▼▼▼

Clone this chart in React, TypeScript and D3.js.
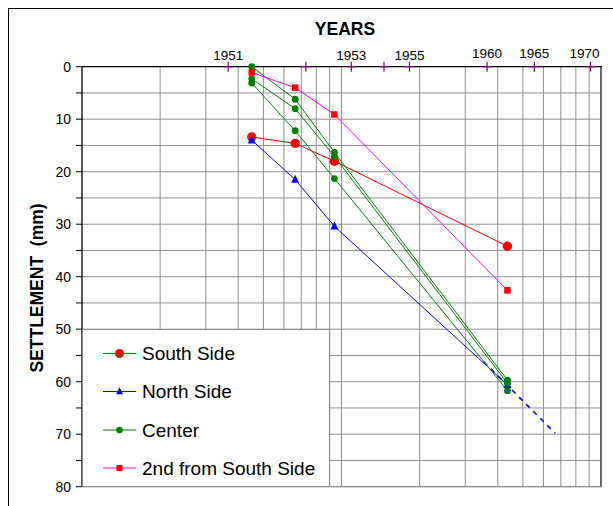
import React from "react";
import * as d3 from "d3";

// time axis: log scale, units of 100 days from start of 1950
const times = [4.51, 6.63, 9.39, 43.6];
const southSide = [13.4, 14.6, 18.0, 34.2];
const northSide = [14.0, 21.5, 30.4, 60.6];
const center1 = [0.0, 6.2, 16.3, 59.7];
const center2 = [2.3, 8.0, 17.1, 60.3];
const center3 = [3.1, 12.2, 21.3, 61.7];
const secondSouth = [1.1, 4.0, 9.1, 42.6];
const northTrendT = [35.3, 66.6];
const northTrendV = [56.2, 69.8];

const yearTickT = [3.66, 7.29, 10.91, 14.58, 18.28, 36.38, 55.37, 91.1];
const yearTickLabels = ["1951", "", "1953", "", "1955", "1960", "1965", "1970"];
const yTicks = [0, 10, 20, 30, 40, 50, 60, 70, 80];
const yMinor = [5, 15, 25, 35, 45, 55, 65, 75];
const xGrid = [2, 3, 4, 5, 6, 7, 8, 9, 10, 20, 30, 40, 50, 60, 70, 80, 90];
const legendNames = ["South Side", "North Side", "Center", "2nd from South Side"];

const FONT = "'Liberation Sans', Arial, sans-serif";

export default function App() {
  const x = d3.scaleLog().domain([1, 100]).range([82, 601]);
  const y = d3.scaleLinear().domain([0, 80]).range([66.7, 486.7]);
  const line = d3
    .line<[number, number]>()
    .x((d) => x(d[0]))
    .y((d) => y(d[1]));
  const pts = (vals: number[], ts: number[] = times) =>
    vals.map((v, i) => [ts[i], v] as [number, number]);

  const red = "#FF0000";
  const blue = "#0000FF";
  const green = "#008000";
  const magenta = "#FF00FF";
  const purple = "#800080";
  const grid = "#8f8f8f";

  const circle = (cx: number, cy: number, r: number, fill: string, key: string) => (
    <circle key={key} cx={cx} cy={cy} r={r} fill={fill} />
  );
  const square = (cx: number, cy: number, s: number, fill: string, key: string) => (
    <rect key={key} x={cx - s / 2} y={cy - s / 2} width={s} height={s} fill={fill} />
  );
  const tri = (cx: number, cy: number, s: number, fill: string, key: string) => (
    <path
      key={key}
      d={`M${cx},${cy - s * 0.6} L${cx + s / 2},${cy + s * 0.4} L${cx - s / 2},${cy + s * 0.4} Z`}
      fill={fill}
    />
  );

  const centers = [center1, center2, center3];
  const legendRows = [353.5, 391.5, 430, 468];

  return (
    <svg
      width={613}
      height={506}
      style={{ position: "absolute", left: 0, top: 0, background: "#fff" }}
      fontFamily={FONT}
    >
      <rect x={0} y={0} width={613} height={506} fill="#fff" />
      <rect x={8.5} y={8.5} width={700} height={600} fill="none" stroke="#000" strokeWidth={1} />

      {/* gridlines */}
      {xGrid.map((g) => (
        <line key={"vx" + g} x1={x(g)} x2={x(g)} y1={y(0)} y2={y(80)} stroke={grid} strokeWidth={1} />
      ))}
      {[...yTicks.slice(1), ...yMinor].map((v) => (
        <line key={"hy" + v} x1={x(1)} x2={x(100)} y1={y(v)} y2={y(v)} stroke={grid} strokeWidth={1} />
      ))}

      {/* frame edges */}
      <line x1={x(100)} x2={x(100)} y1={y(0)} y2={y(80)} stroke="#666" strokeWidth={2} />
      <line x1={x(1)} x2={x(100) + 1} y1={y(80)} y2={y(80)} stroke="#888" strokeWidth={1} />
      <line x1={x(1)} x2={x(100) + 1} y1={y(0)} y2={y(0)} stroke="#000" strokeWidth={1.3} />
      <line x1={x(1)} x2={x(1)} y1={y(0)} y2={y(80)} stroke="#000" strokeWidth={1.3} />

      {/* y ticks */}
      {[...yTicks, ...yMinor].map((v) => (
        <line key={"yt" + v} x1={x(1) - 6} x2={x(1)} y1={y(v)} y2={y(v)} stroke="#000" strokeWidth={1} />
      ))}
      {yTicks.map((v) => (
        <text key={"yl" + v} x={71} y={y(v) + 5} fontSize={14} textAnchor="end" fill="#000">
          {v}
        </text>
      ))}

      {/* year ticks */}
      {yearTickT.map((t, i) => (
        <g key={"yr" + i}>
          <line x1={x(t)} x2={x(t)} y1={y(0) - 5} y2={y(0) + 5} stroke={purple} strokeWidth={1.2} />
          <line x1={x(t) - 5} x2={x(t) + 5} y1={y(0)} y2={y(0)} stroke={purple} strokeWidth={1.2} />
          {yearTickLabels[i] && (
            <text
              x={Math.min(x(t), 584.5)}
              y={i >= 5 ? 57.5 : 60}
              fontSize={13.5}
              textAnchor="middle"
              fill="#000"
            >
              {yearTickLabels[i]}
            </text>
          )}
        </g>
      ))}

      {/* titles */}
      <text x={345} y={35.3} fontSize={17.5} fontWeight="bold" textAnchor="middle" fill="#000">
        YEARS
      </text>
      <text
        transform={`translate(43,288) rotate(-90)`}
        fontSize={17.5}
        fontWeight="bold"
        textAnchor="middle"
        fill="#000"
      >
        {"SETTLEMENT \u00A0(mm)"}
      </text>

      {/* series lines */}
      <path d={line(pts(southSide)) || ""} fill="none" stroke={red} strokeWidth={1} />
      <path d={line(pts(northSide)) || ""} fill="none" stroke={blue} strokeWidth={1} />
      <path
        d={line(pts(northTrendV, northTrendT)) || ""}
        fill="none"
        stroke={blue}
        strokeWidth={1.6}
        strokeDasharray="5,5"
      />
      {centers.map((c, i) => (
        <path key={"cl" + i} d={line(pts(c)) || ""} fill="none" stroke={green} strokeWidth={1} />
      ))}
      <path d={line(pts(secondSouth)) || ""} fill="none" stroke={magenta} strokeWidth={1} />

      {/* markers */}
      {southSide.map((v, i) => circle(x(times[i]), y(v), 4.7, red, "sm" + i))}
      {northSide.map((v, i) => tri(x(times[i]), y(v), 8, blue, "nm" + i))}
      {centers.map((c, j) => c.map((v, i) => circle(x(times[i]), y(v), 3.4, green, "cm" + j + i)))}
      {secondSouth.map((v, i) => square(x(times[i]), y(v), 6.5, red, "qm" + i))}

      {/* legend */}
      <rect x={82.5} y={329.5} width={247} height={157} fill="#fff" stroke="#888" strokeWidth={1} />
      {legendNames.map((name, i) => {
        const ly = legendRows[i];
        const col = [red, blue, green, magenta][i];
        let mk;
        if (i === 0) mk = circle(119.5, ly, 4.5, red, "lm");
        else if (i === 1) mk = tri(119.5, ly, 7, blue, "lm");
        else if (i === 2) mk = circle(119.5, ly, 3.3, green, "lm");
        else mk = square(119.5, ly, 6, red, "lm");
        return (
          <g key={"lg" + i}>
            <line x1={103} x2={136} y1={ly} y2={ly} stroke={col} strokeWidth={1} />
            {mk}
            <text x={142} y={ly + 6.8} fontSize={19} fill="#000">
              {name}
            </text>
          </g>
        );
      })}
    </svg>
  );
}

▲▲▲

**Work required**: The lines from the start of the data through the line that contains "const northTrendV = [56.2, 69.8];" are to be returned exactly, please, with both ends included and every picture left out.

**Correct result**:
Clone this chart in React, TypeScript and D3.js.
import React from "react";
import * as d3 from "d3";

// time axis: log scale, units of 100 days from start of 1950
const times = [4.51, 6.63, 9.39, 43.6];
const southSide = [13.4, 14.6, 18.0, 34.2];
const northSide = [14.0, 21.5, 30.4, 60.6];
const center1 = [0.0, 6.2, 16.3, 59.7];
const center2 = [2.3, 8.0, 17.1, 60.3];
const center3 = [3.1, 12.2, 21.3, 61.7];
const secondSouth = [1.1, 4.0, 9.1, 42.6];
const northTrendT = [35.3, 66.6];
const northTrendV = [56.2, 69.8];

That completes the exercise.